## Dataset content

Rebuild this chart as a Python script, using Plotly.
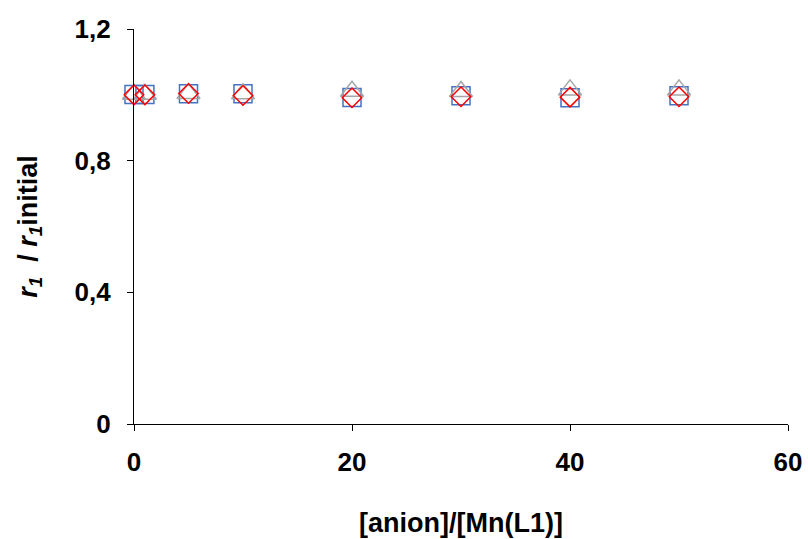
import plotly.graph_objects as go

ratio = [0, 1, 5, 10, 20, 30, 40, 50]
series_square = [1.001, 1.001, 1.003, 1.003, 0.992, 0.997, 0.991, 0.997]
series_triangle = [1.002, 1.002, 1.004, 1.003, 1.011, 1.010, 1.015, 1.015]
series_diamond = [1.0, 1.0, 1.004, 0.998, 0.991, 0.994, 0.993, 0.994]

x_ticks = [0, 20, 40, 60]
y_ticks = [0, 0.4, 0.8, 1.2]
y_tick_text = ["0", "0,4", "0,8", "1,2"]

fig = go.Figure()
fig.add_trace(go.Scatter(x=ratio, y=series_square, mode="markers", cliponaxis=False,
                         marker=dict(symbol="square-open", size=18, color="#4472C4",
                                     line=dict(width=1.5, color="#4472C4"))))
fig.add_trace(go.Scatter(x=ratio, y=series_triangle, mode="markers", cliponaxis=False,
                         marker=dict(symbol="triangle-up-open", size=20, color="#A5A5A5",
                                     line=dict(width=1.5, color="#A5A5A5"))))
fig.add_trace(go.Scatter(x=ratio, y=series_diamond, mode="markers", cliponaxis=False,
                         marker=dict(symbol="diamond-open", size=15, color="#FF0000",
                                     line=dict(width=1.5, color="#FF0000"))))

axis_font = dict(family="Liberation Sans, Arial", size=26, color="black")
title_font = dict(family="Liberation Sans, Arial", size=27, color="black")
fig.update_layout(
    width=808, height=539,
    margin=dict(l=134, r=20, t=29, b=115),
    paper_bgcolor="white", plot_bgcolor="white",
    showlegend=False,
    font=dict(family="Liberation Sans, Arial", color="black"),
    xaxis=dict(range=[0, 60], tickvals=x_ticks, ticktext=[f"<b>{v}</b>" for v in x_ticks],
               tickfont=axis_font, showgrid=False, zeroline=False,
               showline=True, linecolor="black", linewidth=1.2,
               ticks="outside", ticklen=6, tickcolor="black", ticklabelstandoff=9,
               automargin=False,
               title=dict(text="<b>[anion]/[Mn(L1)]</b>", font=title_font, standoff=36)),
    yaxis=dict(range=[0, 1.2], tickvals=y_ticks, ticktext=[f"<b>{t}</b>" for t in y_tick_text],
               tickfont=axis_font, showgrid=False, zeroline=False,
               showline=True, linecolor="black", linewidth=1.2,
               ticks="outside", ticklen=6, tickcolor="black", ticklabelstandoff=11,
               automargin=False,
               title=dict(text="<b><i>r</i><sub><i>1</i></sub>  / <i>r</i><sub><i>1</i></sub>initial</b>",
                          font=title_font, standoff=29)),
)
fig.write_html("out.html", config={"displayModeBar": False},
               post_script="document.body.style.margin='0';document.body.style.overflow='hidden';")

## Work to complete
Give the material again exactly as it is, but keep the pictures out.

## Completed exercise
Rebuild this chart as a Python script, using Plotly.
import plotly.graph_objects as go

ratio = [0, 1, 5, 10, 20, 30, 40, 50]
series_square = [1.001, 1.001, 1.003, 1.003, 0.992, 0.997, 0.991, 0.997]
series_triangle = [1.002, 1.002, 1.004, 1.003, 1.011, 1.010, 1.015, 1.015]
series_diamond = [1.0, 1.0, 1.004, 0.998, 0.991, 0.994, 0.993, 0.994]

x_ticks = [0, 20, 40, 60]
y_ticks = [0, 0.4, 0.8, 1.2]
y_tick_text = ["0", "0,4", "0,8", "1,2"]

fig = go.Figure()
fig.add_trace(go.Scatter(x=ratio, y=series_square, mode="markers", cliponaxis=False,
                         marker=dict(symbol="square-open", size=18, color="#4472C4",
                                     line=dict(width=1.5, color="#4472C4"))))
fig.add_trace(go.Scatter(x=ratio, y=series_triangle, mode="markers", cliponaxis=False,
                         marker=dict(symbol="triangle-up-open", size=20, color="#A5A5A5",
                                     line=dict(width=1.5, color="#A5A5A5"))))
fig.add_trace(go.Scatter(x=ratio, y=series_diamond, mode="markers", cliponaxis=False,
                         marker=dict(symbol="diamond-open", size=15, color="#FF0000",
                                     line=dict(width=1.5, color="#FF0000"))))

axis_font = dict(family="Liberation Sans, Arial", size=26, color="black")
title_font = dict(family="Liberation Sans, Arial", size=27, color="black")
fig.update_layout(
    width=808, height=539,
    margin=dict(l=134, r=20, t=29, b=115),
    paper_bgcolor="white", plot_bgcolor="white",
    showlegend=False,
    font=dict(family="Liberation Sans, Arial", color="black"),
    xaxis=dict(range=[0, 60], tickvals=x_ticks, ticktext=[f"<b>{v}</b>" for v in x_ticks],
               tickfont=axis_font, showgrid=False, zeroline=False,
               showline=True, linecolor="black", linewidth=1.2,
               ticks="outside", ticklen=6, tickcolor="black", ticklabelstandoff=9,
               automargin=False,
               title=dict(text="<b>[anion]/[Mn(L1)]</b>", font=title_font, standoff=36)),
    yaxis=dict(range=[0, 1.2], tickvals=y_ticks, ticktext=[f"<b>{t}</b>" for t in y_tick_text],
               tickfont=axis_font, showgrid=False, zeroline=False,
               showline=True, linecolor="black", linewidth=1.2,
               ticks="outside", ticklen=6, tickcolor="black", ticklabelstandoff=11,
               automargin=False,
               title=dict(text="<b><i>r</i><sub><i>1</i></sub>  / <i>r</i><sub><i>1</i></sub>initial</b>",
                          font=title_font, standoff=29)),
)
fig.write_html("out.html", config={"displayModeBar": False},
               post_script="document.body.style.margin='0';document.body.style.overflow='hidden';")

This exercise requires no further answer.